When you were married, you and your ex were not just emotionally close. You were physiologically linked. Research on adult attachment consistently shows that romantic partnership functions as a genuine attachment bond, the same category of connection you had with the person who fed you as a child. Your nervous system used your partner as a reference point. Their presence meant safety. Their absence, especially a permanent one, registers as threat, not just sadness.

This is why the fear of falling in love again after divorce often feels physical before it feels emotional. A tightening in the chest when someone gets too close. A sudden flatness when a date goes well, like your body is preemptively turning down the volume. You are not being dramatic. You are being a mammal.

The practical consequence is this: your nervous system learned that a specific kind of closeness eventually produced a specific kind of pain. It is now in the business of preventing a repeat. Every new person who matters even a little will trip that wire, at least for a while. Knowing this does not make the tightening go away, but it does let you name it accurately. That is not chemistry failing. That is your history doing its job a little too well.

Because memory edits the past in both directions

Give it a few months and the marriage you had will not look like the marriage you had. Some people remember it as better than it was. The early years, the inside jokes, the particular way someone knew your coffee order without asking. Grief fills in the gaps with highlights. Other people run the opposite edit: they remember the marriage as worse than the sum of its parts, cataloging every red flag they should have caught sooner. Both versions are incomplete. Both make falling in love again feel either like a loss you are repeating or a mistake you are repeating.

What is worth understanding is that fear is often not about the future at all. It is about a past that has not finished being processed yet. You are not really afraid of the new person across the table. You are afraid of the version of yourself who showed up completely for someone and still ended up here, in a one-bedroom, splitting streaming passwords.

The memory editing is automatic. You do not choose it. But you can notice it, which means you can interrupt the reflex of comparing every new person to a ghost who is either impossibly good or impossibly bad. Neither version is who you actually lived with. Neither version is who the next person will be.

Because if you want closeness and also flinch from it, that has a name

Research on adult attachment describes four broad patterns in how people relate to love and closeness. One of them, called fearful-avoidant attachment, is particularly common in people who have been through relational loss. It works like this: you want connection genuinely and urgently, and you also pull back the moment it starts to feel real. Not because you are confused or manipulative, but because closeness and danger got wired together somewhere along the line.
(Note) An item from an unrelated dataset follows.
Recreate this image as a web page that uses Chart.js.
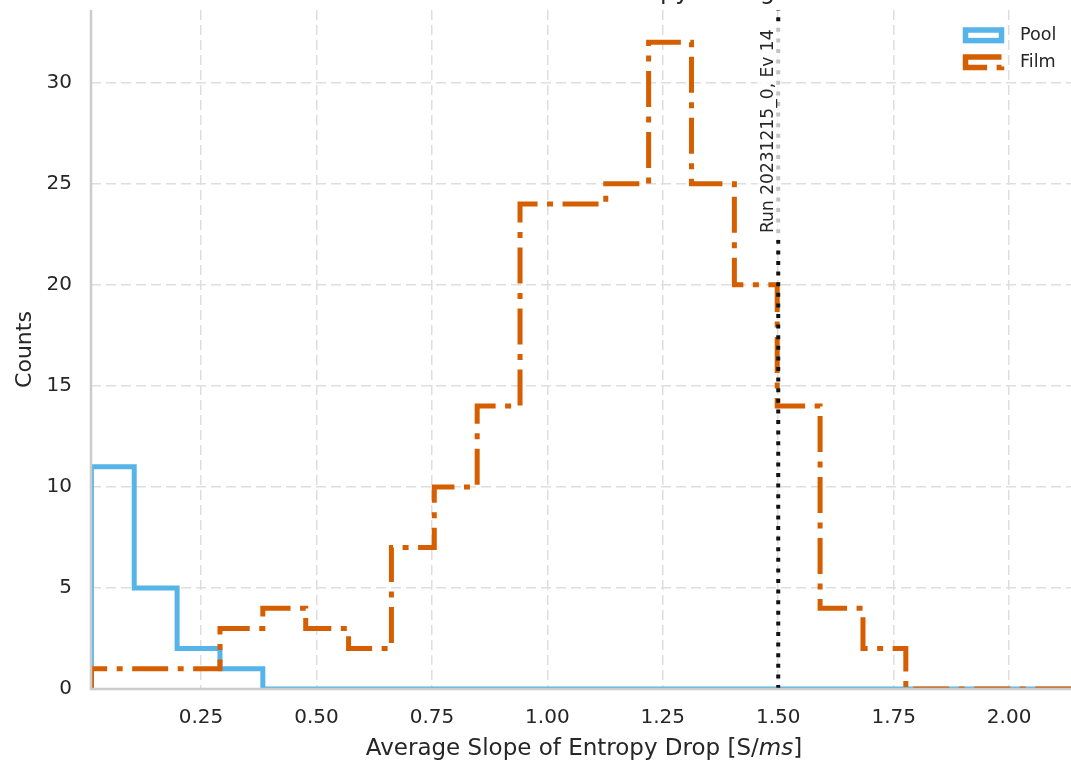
<!DOCTYPE html>
<html>
<head>
<meta charset="utf-8">
<script src="https://cdn.jsdelivr.net/npm/chart.js@4.4.1/dist/chart.umd.min.js"></script>
<style>
    html, body { margin: 0; padding: 0; background: #ffffff; }
    #wrap { width: 1071px; height: 763px; }
</style>
</head>
<body>
<div id="wrap"><canvas id="histChart" width="1071" height="763"></canvas></div>
<script>
/* ================== DATA ================== */
// bin edges (23 bins, last edge past the axis end)
const binEdges = [
    0.0125, 0.1053, 0.1982, 0.2910, 0.3838, 0.4767, 0.5695, 0.6623,
    0.7551, 0.8480, 0.9408, 1.0336, 1.1265, 1.2193, 1.3121, 1.4050,
    1.4978, 1.5906, 1.6835, 1.7763, 1.8691, 1.9620, 2.0548, 2.1476
];
const poolCounts = [11, 5, 2, 1, 0, 0, 0, 0, 0, 0, 0, 0, 0, 0, 0, 0, 0, 0, 0, 0, 0, 0, 0];
const filmCounts = [1, 1, 1, 3, 4, 3, 2, 7, 10, 14, 24, 24, 25, 32, 25, 20, 14, 4, 2, 0, 0, 0, 0];
const seriesNames = ["Pool", "Film"];
const xTicks = [0.25, 0.50, 0.75, 1.00, 1.25, 1.50, 1.75, 2.00];
const yTicks = [0, 5, 10, 15, 20, 25, 30];
const xRange = [0.0117, 2.134];
const yRange = [0, 33.6];
const markerX = 1.5;
const markerText = "Run 20231215_0, Ev 14";
const titleText = "Film vs Pool: Entropy Change";

/* ================== STYLE ================== */
const FONT = "'DejaVu Sans', 'Liberation Sans', sans-serif";
const TEXT = "#262626";
const POOL_COLOR = "#56B4E9";
const FILM_COLOR = "#D55E00";
const SPINE = "#cccccc";
const GRID = "#dedede";
const FILM_DASH = [36, 9.5, 6, 9.5];

// step outline like matplotlib histtype="step"
function stepPoints(counts) {
    const pts = [{ x: binEdges[0], y: 0 }];
    counts.forEach((c, i) => pts.push({ x: binEdges[i], y: c }));
    pts.push({ x: binEdges[counts.length], y: 0 });
    return pts;
}

/* ================== PLUGINS ================== */
const decorPlugin = {
    id: "decor",
    afterDatasetsDraw(chart) {
        const { ctx, chartArea: a, scales } = chart;
        const mx = scales.x.getPixelForValue(markerX);

        // marker line
        ctx.save();
        ctx.strokeStyle = "#111111";
        ctx.lineWidth = 4;
        ctx.setLineDash([4, 6.6]);
        ctx.beginPath();
        ctx.moveTo(mx, a.bottom);
        ctx.lineTo(mx, a.top);
        ctx.stroke();
        ctx.restore();

        // marker label with light box
        ctx.save();
        ctx.font = "17.1px " + FONT;
        const tw = ctx.measureText(markerText).width;
        const baseX = mx - 5;
        const startY = 233;
        ctx.fillStyle = "rgba(255,255,255,0.75)";
        ctx.fillRect(baseX - 16, startY - tw - 5, 24, tw + 12);
        ctx.translate(baseX, startY);
        ctx.rotate(-Math.PI / 2);
        ctx.fillStyle = TEXT;
        ctx.textAlign = "left";
        ctx.textBaseline = "alphabetic";
        ctx.fillText(markerText, 0, 0);
        ctx.restore();

        // spines on top of the lines
        ctx.save();
        ctx.strokeStyle = SPINE;
        ctx.lineWidth = 2.5;
        ctx.beginPath();
        ctx.moveTo(a.left, a.top);
        ctx.lineTo(a.left, a.bottom);
        ctx.lineTo(a.right, a.bottom);
        ctx.stroke();
        ctx.restore();
    },
    afterDraw(chart) {
        const { ctx, chartArea: a } = chart;
        ctx.save();

        // legend (patch handles)
        const items = [
            { name: seriesNames[0], color: POOL_COLOR, dash: [] },
            { name: seriesNames[1], color: FILM_COLOR, dash: FILM_DASH }
        ];
        items.forEach((it, i) => {
            const top = 30 + i * 27;
            ctx.strokeStyle = it.color;
            ctx.lineWidth = 5.5;
            ctx.setLineDash(it.dash);
            ctx.strokeRect(965.5, top, 36, 10.6);
            ctx.setLineDash([]);
            ctx.fillStyle = TEXT;
            ctx.font = "17.6px " + FONT;
            ctx.textAlign = "left";
            ctx.textBaseline = "middle";
            ctx.fillText(it.name, 1020, top + 5.5);
        });

        // x axis title with italic unit
        const parts = [
            { t: "Average Slope of Entropy Drop [S/", f: "23px " + FONT },
            { t: "ms", f: "italic 23px " + FONT },
            { t: "]", f: "23px " + FONT }
        ];
        let total = 0;
        parts.forEach(p => { ctx.font = p.f; p.w = ctx.measureText(p.t).width; total += p.w; });
        let x = (a.left + a.right) / 2 + 3 - total / 2;
        ctx.fillStyle = TEXT;
        ctx.textBaseline = "alphabetic";
        ctx.textAlign = "left";
        parts.forEach(p => { ctx.font = p.f; ctx.fillText(p.t, x, 755); x += p.w; });

        // title, mostly above the picture
        ctx.font = "24.2px " + FONT;
        const pre = ctx.measureText("Film vs Pool: Entro").width;
        ctx.fillText(titleText, 660 - pre, -1);

        ctx.restore();
    }
};

/* ================== CHART ================== */
function initChart() {
    new Chart(document.getElementById("histChart"), {
        type: "line",
        data: {
            datasets: [
                {
                    label: seriesNames[0],
                    data: stepPoints(poolCounts),
                    borderColor: POOL_COLOR,
                    borderWidth: 5,
                    stepped: "before",
                    pointRadius: 0,
                    fill: false,
                    clip: 0,
                    order: 1
                },
                {
                    label: seriesNames[1],
                    data: stepPoints(filmCounts),
                    borderColor: FILM_COLOR,
                    borderWidth: 5,
                    borderDash: FILM_DASH,
                    borderCapStyle: "butt",
                    stepped: "before",
                    pointRadius: 0,
                    fill: false,
                    clip: 0,
                    order: 0
                }
            ]
        },
        options: {
            responsive: false,
            animation: false,
            layout: { padding: { top: 10, right: 0, left: 0, bottom: 0 } },
            plugins: {
                legend: { display: false },
                tooltip: { enabled: false }
            },
            scales: {
                x: {
                    type: "linear",
                    min: xRange[0],
                    max: xRange[1],
                    afterBuildTicks: s => { s.ticks = xTicks.map(v => ({ value: v })); },
                    afterFit: s => { s.height = 74; s.paddingLeft = 0; s.paddingRight = 0; },
                    border: { display: false, dash: [10, 5] },
                    grid: { color: GRID, lineWidth: 1.5, drawTicks: false },
                    ticks: {
                        padding: 17,
                        color: TEXT,
                        font: { family: FONT, size: 20 },
                        callback: v => v.toFixed(2)
                    }
                },
                y: {
                    min: yRange[0],
                    max: yRange[1],
                    afterBuildTicks: s => { s.ticks = yTicks.map(v => ({ value: v })); },
                    afterFit: s => { s.width = 91; s.paddingTop = 0; s.paddingBottom = 0; },
                    border: { display: false, dash: [10, 5] },
                    grid: { color: GRID, lineWidth: 1.5, drawTicks: false },
                    title: {
                        display: true,
                        text: "Counts",
                        color: TEXT,
                        font: { family: FONT, size: 22 },
                        padding: { top: 12, bottom: 0 }
                    },
                    ticks: {
                        padding: 19,
                        color: TEXT,
                        font: { family: FONT, size: 20 }
                    }
                }
            }
        },
        plugins: [decorPlugin]
    });
}

window.addEventListener("load", initChart);
</script>
</body>
</html>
If this sounds familiar, it is not a character indictment. Attachment patterns are learned. Learned things can be unlearned, or at least examined. The value of knowing your pattern is not that it excuses behavior. It is that it shows you where your specific booby traps are. The fearful-avoidant trap is usually this: you pursue connection, you get close, your body sounds the alarm, you sabotage or withdraw, you feel relieved and then bereft, and you conclude that love is not safe for you specifically. The loop then repeats.

Recognizing the loop is the first place it can break. Not automatically, not immediately, but it can. The fear of falling in love again after divorce is often this loop announcing itself before you have even had a first date.
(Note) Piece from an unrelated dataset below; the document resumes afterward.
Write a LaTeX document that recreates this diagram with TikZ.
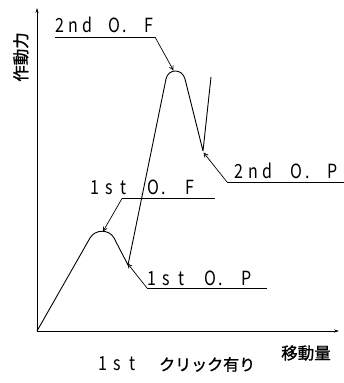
\documentclass[tikz,border=0pt]{standalone}
\usepackage{fontspec}
\setmainfont{Noto Sans CJK JP}
\newfontfamily\latfont[FakeStretch=0.82]{Noto Sans CJK JP}
\newfontfamily\jpfont[FakeBold=1.2]{Noto Sans CJK JP}
\usetikzlibrary{arrows.meta}
\newdimen\cellw
\makeatletter
\newcommand\spaced[2]{{\cellw=#1\relax\def\dotch{.}\@tfor\ch:=#2\do{\ifx\ch\dotch\makebox[0.5\cellw][c]{.}\else\makebox[\cellw][c]{\ch}\fi}}}
\makeatother
\tikzset{
  axis/.style={line width=0.8pt,-{Stealth[length=5pt,width=3pt]}},
  curve/.style={line width=0.9pt,line join=round},
  leader/.style={line width=0.7pt},
  pointer/.style={line width=0.7pt,-{Straight Barb[length=4pt,width=4pt]}},
  lbl/.style={inner sep=0pt,anchor=base west,font=\latfont\fontsize{19.5}{19.5}\selectfont},
  jlbl/.style={inner sep=0pt,font=\jpfont\fontsize{16.5}{16.5}\selectfont}
}
\begin{document}
\begin{tikzpicture}[x=1pt,y=-1pt]
\useasboundingbox (0,0) rectangle (344,383);
% axes
\coordinate (O) at (37,331);
\coordinate (ytop) at (37,8);
\coordinate (xend) at (339,331);
\draw[axis] (O) -- (ytop);
\draw[axis] (O) -- (xend);
% curve points
\coordinate (r1) at (90,238);
\coordinate (d1) at (114,238);
\coordinate (v1) at (128,265);
\coordinate (r2) at (166,79);
\coordinate (d2) at (185,79);
\coordinate (v2) at (203,151);
\coordinate (e) at (211,77);
\draw[curve] (O) -- (r1) .. controls (95.1,229) and (109.3,229) .. (d1) -- (v1)
  -- (r2) .. controls (168.2,68.3) and (182.3,68.3) .. (d2) -- (v2) -- (e);
% pointer targets
\coordinate (t2F) at (173.5,70.5);
\coordinate (t2P) at (203.5,152.5);
\coordinate (t1F) at (103,231.5);
\coordinate (t1P) at (127.5,263.5);
% leader lines
\coordinate (a2F) at (55,37);   \coordinate (b2F) at (155,37);
\coordinate (a2P) at (227,182); \coordinate (b2P) at (344,182);
\coordinate (a1F) at (122,198.5); \coordinate (b1F) at (215,198.5);
\coordinate (a1P) at (147,288); \coordinate (b1P) at (267,288);
\draw[leader] (a2F) -- (b2F);
\draw[leader] (a2P) -- (b2P);
\draw[leader] (a1F) -- (b1F);
\draw[leader] (a1P) -- (b1P);
\draw[pointer] (b2F) -- (t2F);
\draw[pointer] (a2P) -- (t2P);
\draw[pointer] (a1F) -- (t1F);
\draw[pointer] (a1P) -- (t1P);
% labels
\node[lbl] (L2F) at (52.6,32) {\spaced{13.7pt}{2nd~O.~F}};
\node[lbl] (L2P) at (232,178) {\spaced{14.3pt}{2nd~O.~P}};
\node[lbl] (L1F) at (87.2,194.5) {\spaced{14.6pt}{1st~O.~F}};
\node[lbl] (L1P) at (144.7,285) {\spaced{14.5pt}{1st~O.~P}};
\node[jlbl,rotate=90] (ylab) at (20.8,57) {作動力};
\node[jlbl] (xlab) at (306,353) {移動量};
\node[inner sep=0pt,anchor=base west] (cap) at (95,370.5)
  {{\latfont\fontsize{19.5}{19.5}\selectfont\spaced{15pt}{1st}}\hspace{19pt}{\jpfont\fontsize{16}{16}\selectfont クリック有り}};
\end{tikzpicture}
\end{document}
Because you cannot give what you do not have yet

Here is the part no one says clearly enough: the fear might be telling you something useful. Not that you should never love again, but that there is work to do before you can actually show up for someone in the way you want to.

Research on attachment consistently shows that people who feel genuinely secure in themselves are the ones capable of real caregiving in relationships. Not performance of caregiving, not the effortful management of another person's emotions while quietly drowning, but actual presence. The work on yourself is not a detour from relationship readiness. It is the relationship work.

This does not mean you need to be finished, sorted, or fully at peace before you are allowed to date. Nobody is finished. But it does mean that the fear you feel when someone gets close might be worth sitting with before it gets handed to a new person to manage. What specifically are you afraid will happen? That you will choose wrong again? That you will love someone who leaves? That you will disappear into another person and lose the version of yourself you are just now getting acquainted with?

Those are answerable questions. They are not comfortable ones, but they are answerable. And the answers are more useful than any dating strategy you could find.